The gut is home to a vast array of microorganims that can influence both health and disease. While some of them are known to contribute to the development of inflammatory conditions, such as the inflammatory bowel disease (IBD), the precise sequence of events that lead from these microbes to immune cells to disease remains a mystery.
Now, a team of researchers led by the Brigham and Women’s Hospital (BWH) has explored what drives the generation of Th17 (Interleukin-17-producing T helper) cells – a type of cells which, on the one hand, play a crucial role by helping to build a protective barrier in the gut that, when encountering a bacterial or fungal infection, releases signals causing the body to produce more Th17 cells, but on the other hand, are also implicated in diseases such as multiple sclerosis, rheumatoid arthritis, and IBD. The scientists were surprised to discover that the purine metabolite xanthine, which is found in coffee, tea, and chocolate, may have a fundamental role in Th17 differentiation.
“One of the concepts in our field is that microbes are required for Th17 cell differentiation, but our study suggests that there may be exceptions,” said co-lead auhor Jinzhi Duan, an expert in Gastroenterology, Hepatology, and Endoscopy at BWH. “We studied the underlying mechanisms of Th17 cell generation in the gut and found some surprising results that may help us to better understand how and why diseases like IBD may develop.”
“Sometimes in research, we make these serendipitous discoveries—it’s not necessarily something you sought out, but it’s an interesting finding that opens up further areas of inquiry,” added senior author Richard Blumberg, a gastroenterologist at the same institution. “It’s too soon to speculate on whether the amount of xanthine in a cup of coffee leads to helpful or harmful effects in a person’s gut, but it gives us interesting leads to follow up on as we pursue ways to generate a protective response and stronger barrier in the intestine.”
By using several mouse models to examine the molecular events which trigger the development of Th17 cells, the researchers were surprised to find that Th17 cells could proliferate even in germ-free mice, with endoplasmic reticulum stress in intestinal epithelial cells driving Th17 cell differentiation through purine metabolites like xanthine, even in animals which did not carry microbes.
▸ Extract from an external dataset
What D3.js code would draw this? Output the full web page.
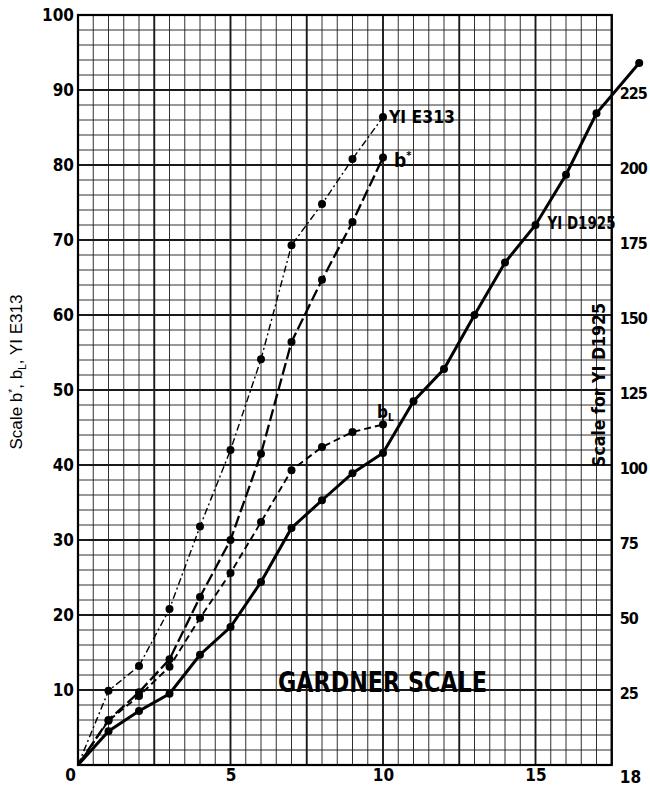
<!DOCTYPE html>
<html>
<head>
<meta charset="utf-8">
<script src="https://cdn.jsdelivr.net/npm/d3@7"></script>
<style>
  html, body { margin: 0; padding: 0; background: #fff; }
  svg { display: block; }
  .cond { font-family: "Liberation Sans Narrow", "Arial Narrow", "DejaVu Sans Condensed", sans-serif; font-weight: bold; }
</style>
</head>
<body>
<svg id="chart" width="650" height="789"></svg>
<script>
// ---------- data ----------
const xs      = [0, 1, 2, 3, 4, 5, 6, 7, 8, 9, 10];
const e313    = [0, 9.9, 13.2, 20.8, 31.8, 42, 54.1, 69.3, 74.8, 80.8, 86.4];
const bStar   = [0, 6, 9.7, 14.1, 22.4, 30, 41.5, 56.4, 64.7, 72.4, 81];
const bL      = [0, 5.9, 9.2, 13.1, 19.6, 25.6, 32.4, 39.3, 42.4, 44.4, 45.4];
const xD      = [0, 1, 2, 3, 4, 5, 6, 7, 8, 9, 10, 11, 12, 13, 14, 15, 16, 17, 18.4];
const d1925   = [0, 11.25, 18, 23.75, 36.75, 46, 61, 79, 88.25, 97.25, 104, 121.25, 132, 150, 167.5, 180, 196.75, 217.25, 234];
const xTicks  = [0, 5, 10, 15, 18];
const yLTicks = [10, 20, 30, 40, 50, 60, 70, 80, 90, 100];
const yRTicks = [25, 50, 75, 100, 125, 150, 175, 200, 225];

// ---------- scales ----------
const svg = d3.select("#chart");
const x  = d3.scaleLinear().domain([0, 17.5]).range([78, 611.75]);
const yL = d3.scaleLinear().domain([0, 100]).range([765, 15]);
const yR = d3.scaleLinear().domain([0, 250]).range([765, 15]);

// ---------- grid ----------
const g = svg.append("g");
const vLines = d3.range(0, 17.5001, 0.5);
const hLines = d3.range(0, 100.001, 2);
g.selectAll("line.v").data(vLines).join("line")
  .attr("x1", d => x(d)).attr("x2", d => x(d))
  .attr("y1", yL(0)).attr("y2", yL(100))
  .attr("stroke", "#1a1a1a")
  .attr("stroke-width", d => (Math.abs(d / 2.5 - Math.round(d / 2.5)) < 1e-6) ? 1.9 : 0.9);
g.selectAll("line.h").data(hLines).join("line")
  .attr("x1", x(0)).attr("x2", x(17.5))
  .attr("y1", d => yL(d)).attr("y2", d => yL(d))
  .attr("stroke", "#1a1a1a")
  .attr("stroke-width", d => (d % 10 === 0) ? 1.9 : 0.9);
// frame
g.append("rect")
  .attr("x", x(0)).attr("y", yL(100))
  .attr("width", x(17.5) - x(0)).attr("height", yL(0) - yL(100))
  .attr("fill", "none").attr("stroke", "#000").attr("stroke-width", 2.2);

// ---------- axes ----------
const axL = svg.append("g").attr("transform", `translate(${x(0) - 2},0)`)
  .call(d3.axisLeft(yL).tickValues(yLTicks).tickSize(0).tickPadding(2));
axL.select(".domain").remove();
axL.selectAll("text").attr("class", "cond").attr("font-size", 17).attr("fill", "#000");

const axR = svg.append("g").attr("transform", `translate(${x(17.5) + 6},3)`)
  .call(d3.axisRight(yR).tickValues(yRTicks).tickSize(0).tickPadding(2));
axR.select(".domain").remove();
axR.selectAll("text").attr("class", "cond").attr("font-size", 16).attr("fill", "#000")
  .attr("letter-spacing", -1);

const axB = svg.append("g").attr("transform", `translate(0,${yL(0) + 2})`)
  .call(d3.axisBottom(x).tickValues(xTicks).tickSize(0).tickPadding(2).tickFormat(d3.format("d")));
axB.select(".domain").remove();
axB.selectAll("text").attr("class", "cond").attr("font-size", 17).attr("fill", "#000")
  .attr("dx", d => d === 0 ? -8 : (d === 18 ? 3 : 0)).attr("dy", d => d === 18 ? "0.85em" : "0.72em");

// ---------- series ----------
const lineGen = (xv, yv, ys) => d3.line().x((d, i) => x(xv[i])).y((d, i) => ys(yv[i]))(yv);

const series = [
  { xv: xs, yv: e313,  ys: yL, w: 1.4, dash: "7,3,2,3" },
  { xv: xs, yv: bStar, ys: yL, w: 2.3, dash: "12,4" },
  { xv: xs, yv: bL,    ys: yL, w: 1.9, dash: "7,4" },
  { xv: xD, yv: d1925, ys: yR, w: 3.0, dash: null }
];
series.forEach(s => {
  svg.append("path")
    .attr("d", lineGen(s.xv, s.yv, s.ys))
    .attr("fill", "none").attr("stroke", "#000")
    .attr("stroke-width", s.w)
    .attr("stroke-dasharray", s.dash);
  svg.append("g").selectAll("circle")
    .data(s.yv.map((v, i) => [s.xv[i], v]).filter(p => p[0] > 0))
    .join("circle")
    .attr("cx", d => x(d[0])).attr("cy", d => s.ys(d[1]))
    .attr("r", 4).attr("fill", "#000");
});

// ---------- labels ----------
svg.append("text").attr("class", "cond").attr("x", x(10) + 6).attr("y", yL(e313[10]) + 6)
  .attr("font-size", 17).attr("textLength", 66).attr("lengthAdjust", "spacingAndGlyphs")
  .text("YI E313");
const bs = svg.append("text").attr("class", "cond").attr("x", x(10) + 11).attr("y", yL(bStar[10]) + 9)
  .attr("font-size", 19);
bs.append("tspan").text("b");
bs.append("tspan").attr("font-size", 11).attr("dy", -8).text("*");
const bl = svg.append("text").attr("class", "cond").attr("x", x(10) - 6).attr("y", yL(bL[10]) - 7)
  .attr("font-size", 17);
bl.append("tspan").text("b");
bl.append("tspan").attr("font-size", 10).attr("dy", 3).text("L");
svg.append("text").attr("class", "cond").attr("x", x(15) + 12).attr("y", yR(d1925[15]) + 4)
  .attr("font-size", 18).attr("textLength", 68).attr("lengthAdjust", "spacingAndGlyphs")
  .text("YI D1925");

svg.append("text").attr("class", "cond").attr("x", 278).attr("y", 692)
  .attr("font-size", 28).attr("textLength", 209).attr("lengthAdjust", "spacingAndGlyphs")
  .text("GARDNER SCALE");

// axis titles
const lt = svg.append("text")
  .attr("transform", "translate(22,372) rotate(-90)")
  .attr("text-anchor", "middle")
  .attr("font-family", "Liberation Sans, Arial, sans-serif")
  .attr("font-size", 17).attr("textLength", 155).attr("lengthAdjust", "spacingAndGlyphs");
lt.append("tspan").text("Scale b");
lt.append("tspan").attr("font-size", 10).attr("dy", -6).text("*");
lt.append("tspan").attr("dy", 6).text(", b");
lt.append("tspan").attr("font-size", 10).attr("dy", 4).text("L");
lt.append("tspan").attr("dy", -4).text(", YI E313");

svg.append("text").attr("class", "cond")
  .attr("transform", "translate(605,385) rotate(-90)")
  .attr("text-anchor", "middle")
  .attr("font-size", 18).attr("textLength", 164).attr("lengthAdjust", "spacingAndGlyphs")
  .text("Scale for YI D1925");
</script>
</body>
</html>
Moreover, these cells’ genetic signatures suggested they might have protective properties.
Since this study was limited to cells in the intestine, further research is needed to examine the relation between these cells and other organs, such as the skin or the lungs, which may have a critical influence on disease outcomes. More investigations are also necessary to determine what causes Th17 cells to sometimes become pathogenic.
“While we don’t yet know what’s causing pathogenesis, the tools we have developed here may take us a step closer to understanding what causes disease and what could help resolve or prevent it,” Blumberg concluded.
The study is published in the journal Immunity.